» **WRITTEN EXERCISE**: Take the lines from the head of the listing through the one bearing "yTickLabels = ['0', '10', '100'];" and copy them exactly, leaving every picture out.

== RECORDS FOR THIS EXERCISE

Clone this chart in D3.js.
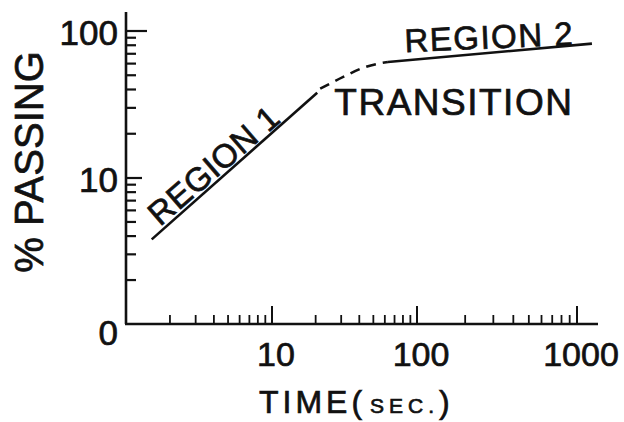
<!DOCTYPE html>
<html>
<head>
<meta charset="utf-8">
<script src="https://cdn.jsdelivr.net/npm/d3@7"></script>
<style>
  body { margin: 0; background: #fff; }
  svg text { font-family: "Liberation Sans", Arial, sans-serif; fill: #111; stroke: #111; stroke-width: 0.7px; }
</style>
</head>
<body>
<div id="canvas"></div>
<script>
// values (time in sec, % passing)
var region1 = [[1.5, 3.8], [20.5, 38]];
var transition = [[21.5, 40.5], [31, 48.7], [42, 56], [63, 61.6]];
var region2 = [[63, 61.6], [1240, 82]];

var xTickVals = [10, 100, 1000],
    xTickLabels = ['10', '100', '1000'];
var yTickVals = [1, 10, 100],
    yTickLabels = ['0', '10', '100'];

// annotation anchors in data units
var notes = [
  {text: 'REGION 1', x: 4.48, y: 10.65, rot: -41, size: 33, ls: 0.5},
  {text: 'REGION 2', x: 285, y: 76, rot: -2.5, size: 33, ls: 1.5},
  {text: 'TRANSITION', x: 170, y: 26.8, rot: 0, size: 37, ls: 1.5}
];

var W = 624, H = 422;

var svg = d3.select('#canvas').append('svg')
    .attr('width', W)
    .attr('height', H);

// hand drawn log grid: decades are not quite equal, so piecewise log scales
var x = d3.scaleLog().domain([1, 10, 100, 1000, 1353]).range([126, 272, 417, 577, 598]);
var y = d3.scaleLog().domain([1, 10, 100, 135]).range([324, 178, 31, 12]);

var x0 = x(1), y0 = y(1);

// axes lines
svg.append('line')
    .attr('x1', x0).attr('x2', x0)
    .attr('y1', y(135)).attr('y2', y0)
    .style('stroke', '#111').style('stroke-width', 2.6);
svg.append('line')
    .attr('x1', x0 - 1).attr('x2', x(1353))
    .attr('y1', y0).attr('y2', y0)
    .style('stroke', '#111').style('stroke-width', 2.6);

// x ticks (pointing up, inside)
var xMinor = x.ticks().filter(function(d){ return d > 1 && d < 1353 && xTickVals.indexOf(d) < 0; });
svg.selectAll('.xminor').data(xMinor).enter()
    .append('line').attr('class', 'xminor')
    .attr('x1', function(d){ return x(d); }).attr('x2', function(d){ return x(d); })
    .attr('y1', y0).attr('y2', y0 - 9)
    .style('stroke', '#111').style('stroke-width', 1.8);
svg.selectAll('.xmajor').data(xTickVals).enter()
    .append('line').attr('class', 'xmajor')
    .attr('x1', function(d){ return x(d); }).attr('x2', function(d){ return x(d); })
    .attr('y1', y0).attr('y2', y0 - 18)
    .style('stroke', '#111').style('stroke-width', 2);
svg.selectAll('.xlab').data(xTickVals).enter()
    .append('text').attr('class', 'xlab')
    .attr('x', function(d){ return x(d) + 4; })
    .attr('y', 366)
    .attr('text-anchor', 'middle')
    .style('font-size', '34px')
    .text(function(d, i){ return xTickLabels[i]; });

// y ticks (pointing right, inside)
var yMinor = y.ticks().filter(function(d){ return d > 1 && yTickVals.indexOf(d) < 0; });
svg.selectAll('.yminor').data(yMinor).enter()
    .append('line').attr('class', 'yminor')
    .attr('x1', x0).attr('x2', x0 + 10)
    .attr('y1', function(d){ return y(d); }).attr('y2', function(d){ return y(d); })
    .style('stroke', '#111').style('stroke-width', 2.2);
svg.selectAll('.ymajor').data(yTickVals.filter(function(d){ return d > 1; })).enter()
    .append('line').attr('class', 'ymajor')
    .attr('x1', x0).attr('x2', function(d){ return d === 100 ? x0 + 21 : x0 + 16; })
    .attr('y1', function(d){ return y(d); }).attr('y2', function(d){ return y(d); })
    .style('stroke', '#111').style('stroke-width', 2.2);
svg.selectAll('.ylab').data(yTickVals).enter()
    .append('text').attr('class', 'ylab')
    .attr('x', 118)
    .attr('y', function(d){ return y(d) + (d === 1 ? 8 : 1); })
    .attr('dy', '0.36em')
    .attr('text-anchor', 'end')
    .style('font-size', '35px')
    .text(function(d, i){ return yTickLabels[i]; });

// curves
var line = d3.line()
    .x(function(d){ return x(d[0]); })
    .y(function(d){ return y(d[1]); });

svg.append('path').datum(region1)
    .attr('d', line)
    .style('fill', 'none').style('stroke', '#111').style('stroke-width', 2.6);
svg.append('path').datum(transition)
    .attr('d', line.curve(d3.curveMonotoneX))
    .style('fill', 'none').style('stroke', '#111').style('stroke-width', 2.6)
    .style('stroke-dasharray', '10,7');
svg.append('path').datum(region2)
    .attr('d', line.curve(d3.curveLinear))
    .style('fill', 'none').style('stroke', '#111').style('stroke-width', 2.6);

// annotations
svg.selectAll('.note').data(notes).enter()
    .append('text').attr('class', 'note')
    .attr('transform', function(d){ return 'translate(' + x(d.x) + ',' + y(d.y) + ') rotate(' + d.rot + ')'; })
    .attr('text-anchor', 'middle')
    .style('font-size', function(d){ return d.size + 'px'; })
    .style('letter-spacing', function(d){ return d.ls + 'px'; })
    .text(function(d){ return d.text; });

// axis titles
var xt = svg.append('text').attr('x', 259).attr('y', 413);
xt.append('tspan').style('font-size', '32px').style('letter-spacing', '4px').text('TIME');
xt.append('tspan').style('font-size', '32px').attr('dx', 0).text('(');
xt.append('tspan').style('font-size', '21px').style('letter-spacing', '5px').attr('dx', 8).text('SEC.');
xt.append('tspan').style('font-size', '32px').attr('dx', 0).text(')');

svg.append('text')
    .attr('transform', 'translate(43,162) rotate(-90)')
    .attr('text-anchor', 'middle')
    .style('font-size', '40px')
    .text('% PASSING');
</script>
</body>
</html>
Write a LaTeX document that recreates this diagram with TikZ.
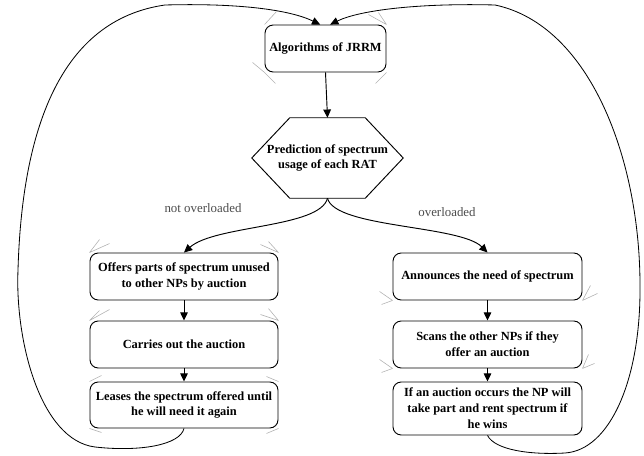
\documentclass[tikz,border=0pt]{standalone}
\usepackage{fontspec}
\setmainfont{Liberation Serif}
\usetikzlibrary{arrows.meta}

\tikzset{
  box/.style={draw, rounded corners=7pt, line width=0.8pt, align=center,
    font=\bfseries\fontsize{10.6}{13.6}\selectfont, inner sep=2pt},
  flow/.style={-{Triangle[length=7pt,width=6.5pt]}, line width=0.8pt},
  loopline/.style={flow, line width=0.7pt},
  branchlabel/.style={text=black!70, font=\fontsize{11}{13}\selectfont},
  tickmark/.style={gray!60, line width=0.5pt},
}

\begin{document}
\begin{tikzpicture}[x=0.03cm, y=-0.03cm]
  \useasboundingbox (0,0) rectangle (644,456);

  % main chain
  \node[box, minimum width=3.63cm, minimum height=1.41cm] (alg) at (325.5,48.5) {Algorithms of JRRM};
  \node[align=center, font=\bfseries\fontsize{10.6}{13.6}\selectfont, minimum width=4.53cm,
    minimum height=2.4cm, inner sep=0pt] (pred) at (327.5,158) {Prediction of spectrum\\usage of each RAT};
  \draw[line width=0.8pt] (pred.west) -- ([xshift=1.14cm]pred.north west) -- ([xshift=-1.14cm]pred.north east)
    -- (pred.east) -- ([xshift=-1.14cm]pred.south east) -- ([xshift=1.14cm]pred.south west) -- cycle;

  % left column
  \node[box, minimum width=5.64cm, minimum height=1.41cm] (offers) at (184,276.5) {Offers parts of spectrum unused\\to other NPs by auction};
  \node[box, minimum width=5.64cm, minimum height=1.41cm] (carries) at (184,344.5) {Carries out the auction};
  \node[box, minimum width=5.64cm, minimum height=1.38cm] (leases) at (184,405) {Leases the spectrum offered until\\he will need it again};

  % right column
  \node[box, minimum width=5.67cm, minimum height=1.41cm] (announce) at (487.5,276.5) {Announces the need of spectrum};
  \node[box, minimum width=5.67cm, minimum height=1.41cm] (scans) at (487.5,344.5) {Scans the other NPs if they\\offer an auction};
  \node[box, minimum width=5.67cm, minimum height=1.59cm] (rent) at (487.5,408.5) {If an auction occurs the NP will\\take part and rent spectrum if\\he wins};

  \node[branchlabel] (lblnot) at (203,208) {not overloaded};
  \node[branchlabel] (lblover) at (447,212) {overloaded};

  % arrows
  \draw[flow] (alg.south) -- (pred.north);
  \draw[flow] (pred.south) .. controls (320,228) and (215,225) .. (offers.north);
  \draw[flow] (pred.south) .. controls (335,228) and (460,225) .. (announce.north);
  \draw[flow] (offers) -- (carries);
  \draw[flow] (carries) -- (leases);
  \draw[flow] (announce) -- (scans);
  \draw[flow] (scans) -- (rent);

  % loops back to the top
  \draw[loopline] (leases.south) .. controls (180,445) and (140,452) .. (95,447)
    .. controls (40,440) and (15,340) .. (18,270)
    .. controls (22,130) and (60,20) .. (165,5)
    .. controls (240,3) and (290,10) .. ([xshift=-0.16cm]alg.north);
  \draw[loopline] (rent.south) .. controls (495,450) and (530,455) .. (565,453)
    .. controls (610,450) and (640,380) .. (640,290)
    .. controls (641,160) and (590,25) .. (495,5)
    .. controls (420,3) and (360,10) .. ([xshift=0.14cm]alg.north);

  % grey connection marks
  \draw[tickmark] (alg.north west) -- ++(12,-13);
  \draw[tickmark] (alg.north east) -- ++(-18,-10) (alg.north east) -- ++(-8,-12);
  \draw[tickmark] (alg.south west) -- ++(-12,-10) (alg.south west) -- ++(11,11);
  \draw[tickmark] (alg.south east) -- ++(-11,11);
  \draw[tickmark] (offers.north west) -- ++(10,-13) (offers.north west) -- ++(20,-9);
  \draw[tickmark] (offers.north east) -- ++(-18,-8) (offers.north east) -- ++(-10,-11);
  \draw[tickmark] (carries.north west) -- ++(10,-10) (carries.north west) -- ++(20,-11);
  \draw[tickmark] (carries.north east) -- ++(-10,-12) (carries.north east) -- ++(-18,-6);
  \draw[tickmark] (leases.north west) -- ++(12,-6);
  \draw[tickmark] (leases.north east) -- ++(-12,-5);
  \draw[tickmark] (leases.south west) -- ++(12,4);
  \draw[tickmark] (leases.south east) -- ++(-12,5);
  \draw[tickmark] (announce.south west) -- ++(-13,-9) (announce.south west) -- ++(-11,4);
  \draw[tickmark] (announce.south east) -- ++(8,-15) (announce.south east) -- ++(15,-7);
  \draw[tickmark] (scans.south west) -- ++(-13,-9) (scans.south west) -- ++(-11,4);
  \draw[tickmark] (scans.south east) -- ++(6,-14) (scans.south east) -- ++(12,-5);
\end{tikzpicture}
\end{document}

====

» **FINISHED ANSWER**:
Clone this chart in D3.js.
<!DOCTYPE html>
<html>
<head>
<meta charset="utf-8">
<script src="https://cdn.jsdelivr.net/npm/d3@7"></script>
<style>
  body { margin: 0; background: #fff; }
  svg text { font-family: "Liberation Sans", Arial, sans-serif; fill: #111; stroke: #111; stroke-width: 0.7px; }
</style>
</head>
<body>
<div id="canvas"></div>
<script>
// values (time in sec, % passing)
var region1 = [[1.5, 3.8], [20.5, 38]];
var transition = [[21.5, 40.5], [31, 48.7], [42, 56], [63, 61.6]];
var region2 = [[63, 61.6], [1240, 82]];

var xTickVals = [10, 100, 1000],
    xTickLabels = ['10', '100', '1000'];
var yTickVals = [1, 10, 100],
    yTickLabels = ['0', '10', '100'];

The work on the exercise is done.